What I want to know, though, is what are all these other foreigners doing in Bali?

The tourists, OK, they come for their two weeks and go back to the world. But the others who come and stay? They can’t all be running from Damascus to Samara fleeing the death’s head that beckoned from across the newsroom floor.

And, Bali, after all, when you take away the PR hype, is just a tropical island struggling with its transition from an agricultural economy to a service-based one, overwhelmed by unplanned development and poor infrastructure, its rivers and roadside ditches choked with plastics, chemicals and solid wastes.

If people really wanted to run away from it all and sit by the side of the road to watch the world go by, there are lots better islands from which to do it.

More fundamental, what drives this desire to escape, to Bali or anywhere else, and what keeps the escapees that reach critical velocity from returning to take up their old traces?

We all seem to have this idea that all will be well once we have straddled the Harley, headed for the hills and disappeared over the horizon, if only we could ever get up the gumption to do it. Joseph Conrad’s Lord Jim kept running and running until he finally found his stopping point in some fictional jungle of the East Indies.

And the real life Nick Leeson, on the verge of his trading losses being discovered, fled Singapore to Malaysia to Brunei, and eventually was caught in Germany trying to get home to the UK. So many of us flee and so often, no wonder Bali is full of refugees who have run here in hopes of a magical fix to lives too thin and shallow elsewhere, only to settle for quick satisfaction and meaning in a patina of mysticism and faux artistic pursuit that has no greater depth or significance than the rituals and structures of the corporate world left behind.

Or maybe some of us are using Bali, or any like place, as a respite, a chance to rest weary spirits before rejoining the battle. Lord Jim after all did finally work out his redemption after a fashion, although it did mean a bullet through the heart, and Leeson didn’t remain hidden in Malaysia, and returned to answer for what he had wrought.
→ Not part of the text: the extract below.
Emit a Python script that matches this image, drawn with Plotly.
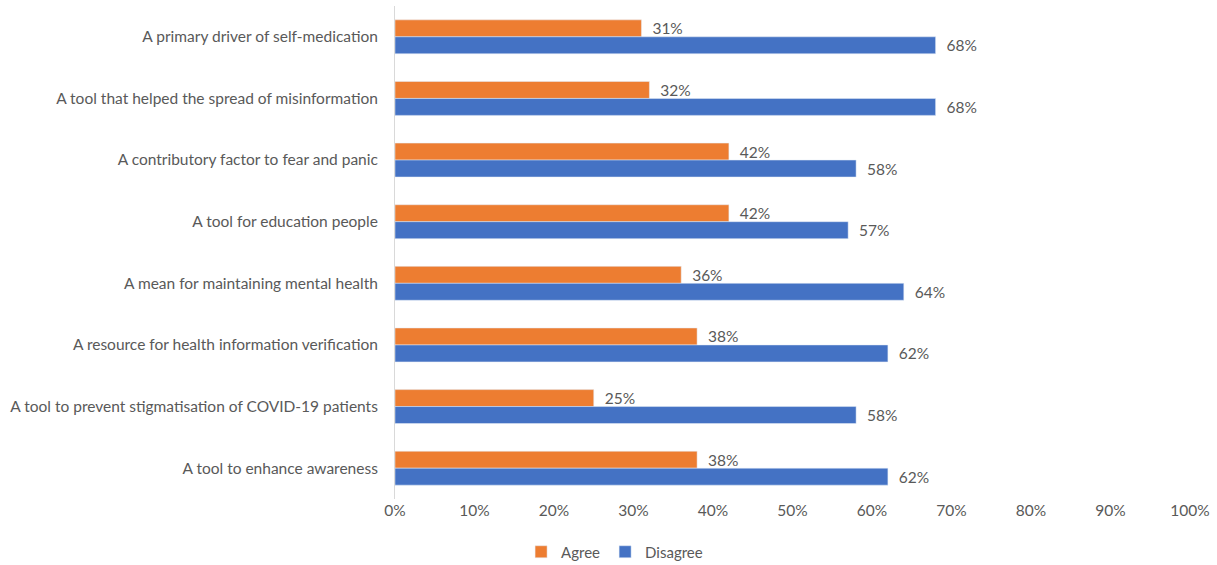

Leeson, I am surprised to report, didn’t die of colon cancer after his release from Singapore’s Changi Prison, and now lives happily in Ireland, where he manages a football club and is a “sought-after” speaker, according to his website www.nickleeson.com.

But I have to wonder what incremental battles of will Jim won over himself before he finally had the courage to face his failure, and what strength and wisdom did Leeson gain from three-and-a-half years of contemplation in a Singapore prison cell that helped him face the gauntlet of the public eye and win his battle with cancer after his release? Was it redemption they and we seek? Courage? Peace? Escape to some imagined freedom?
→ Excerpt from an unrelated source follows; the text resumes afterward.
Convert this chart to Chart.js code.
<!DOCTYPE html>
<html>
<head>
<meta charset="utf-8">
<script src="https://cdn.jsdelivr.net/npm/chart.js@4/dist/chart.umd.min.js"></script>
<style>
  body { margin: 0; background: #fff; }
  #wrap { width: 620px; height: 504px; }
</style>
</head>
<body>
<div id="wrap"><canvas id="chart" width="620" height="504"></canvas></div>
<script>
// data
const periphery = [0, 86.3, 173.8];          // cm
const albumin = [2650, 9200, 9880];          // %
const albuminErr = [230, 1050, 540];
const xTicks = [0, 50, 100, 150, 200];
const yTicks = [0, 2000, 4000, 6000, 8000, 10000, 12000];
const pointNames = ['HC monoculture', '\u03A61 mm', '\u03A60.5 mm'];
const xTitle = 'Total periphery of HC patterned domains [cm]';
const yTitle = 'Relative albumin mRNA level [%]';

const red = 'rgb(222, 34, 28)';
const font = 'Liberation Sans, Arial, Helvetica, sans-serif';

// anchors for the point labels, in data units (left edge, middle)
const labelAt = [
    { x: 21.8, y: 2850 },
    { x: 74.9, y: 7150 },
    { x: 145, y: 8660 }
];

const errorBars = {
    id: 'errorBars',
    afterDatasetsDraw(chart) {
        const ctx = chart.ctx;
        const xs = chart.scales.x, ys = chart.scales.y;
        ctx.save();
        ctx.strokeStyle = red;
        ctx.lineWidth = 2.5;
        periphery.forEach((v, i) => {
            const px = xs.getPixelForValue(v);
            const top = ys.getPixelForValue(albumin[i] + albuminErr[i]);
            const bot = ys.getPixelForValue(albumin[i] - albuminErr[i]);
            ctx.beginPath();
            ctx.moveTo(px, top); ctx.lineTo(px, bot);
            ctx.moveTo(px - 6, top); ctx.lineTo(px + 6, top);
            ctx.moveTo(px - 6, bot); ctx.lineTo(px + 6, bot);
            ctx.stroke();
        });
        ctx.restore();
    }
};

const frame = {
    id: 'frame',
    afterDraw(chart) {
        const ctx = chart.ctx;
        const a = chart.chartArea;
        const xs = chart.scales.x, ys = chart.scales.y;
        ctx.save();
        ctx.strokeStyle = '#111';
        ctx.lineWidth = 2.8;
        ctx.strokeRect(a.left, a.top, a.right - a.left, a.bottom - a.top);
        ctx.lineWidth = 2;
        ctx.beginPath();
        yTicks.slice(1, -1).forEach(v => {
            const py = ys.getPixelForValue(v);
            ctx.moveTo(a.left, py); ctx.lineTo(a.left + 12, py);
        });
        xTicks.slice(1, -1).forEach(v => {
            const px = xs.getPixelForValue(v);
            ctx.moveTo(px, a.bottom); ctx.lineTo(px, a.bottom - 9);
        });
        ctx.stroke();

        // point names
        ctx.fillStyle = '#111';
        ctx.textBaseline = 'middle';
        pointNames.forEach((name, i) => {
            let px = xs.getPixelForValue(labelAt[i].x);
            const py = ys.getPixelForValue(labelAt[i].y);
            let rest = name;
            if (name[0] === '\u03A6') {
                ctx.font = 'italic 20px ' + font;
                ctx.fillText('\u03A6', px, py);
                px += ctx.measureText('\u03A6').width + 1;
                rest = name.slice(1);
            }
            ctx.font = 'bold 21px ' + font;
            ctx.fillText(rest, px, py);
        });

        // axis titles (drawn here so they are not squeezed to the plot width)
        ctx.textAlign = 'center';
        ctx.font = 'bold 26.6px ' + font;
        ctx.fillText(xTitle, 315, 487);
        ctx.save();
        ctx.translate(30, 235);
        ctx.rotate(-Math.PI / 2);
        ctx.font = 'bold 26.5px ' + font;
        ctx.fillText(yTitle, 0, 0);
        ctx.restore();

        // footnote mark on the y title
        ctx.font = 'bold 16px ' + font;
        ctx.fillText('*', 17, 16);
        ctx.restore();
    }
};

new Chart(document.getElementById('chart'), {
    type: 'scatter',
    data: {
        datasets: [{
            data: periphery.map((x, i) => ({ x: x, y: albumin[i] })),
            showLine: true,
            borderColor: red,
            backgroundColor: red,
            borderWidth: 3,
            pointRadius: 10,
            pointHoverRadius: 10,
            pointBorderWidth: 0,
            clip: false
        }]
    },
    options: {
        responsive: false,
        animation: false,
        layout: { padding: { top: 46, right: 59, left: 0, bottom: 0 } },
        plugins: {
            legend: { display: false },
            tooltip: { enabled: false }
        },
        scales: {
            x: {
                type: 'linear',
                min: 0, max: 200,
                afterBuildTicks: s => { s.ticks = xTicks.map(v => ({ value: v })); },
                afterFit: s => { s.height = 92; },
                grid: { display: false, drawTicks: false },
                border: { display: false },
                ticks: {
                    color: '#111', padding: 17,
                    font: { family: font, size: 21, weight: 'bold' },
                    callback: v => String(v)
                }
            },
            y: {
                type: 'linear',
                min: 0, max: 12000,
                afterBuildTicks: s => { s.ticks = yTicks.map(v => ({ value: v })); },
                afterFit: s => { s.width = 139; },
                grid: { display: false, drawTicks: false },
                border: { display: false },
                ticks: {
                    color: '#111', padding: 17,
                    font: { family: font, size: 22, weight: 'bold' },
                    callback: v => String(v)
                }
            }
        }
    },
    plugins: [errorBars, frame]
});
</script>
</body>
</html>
I’m not sure, but whenever I mention to another Bali-ite that I’m thinking about returning to some more cosmopolitan center to take up actual, real-world employment, the reaction is that I have taken leave of my senses and that it would be better to stay and starve. I am practically certain that isn’t true.

For whatever reason – balance, redemption, a search for meaning – I needed these years in Bali, and now, I feel, I need something more. So, I’m off again, only oddly this time, escaping from paradise.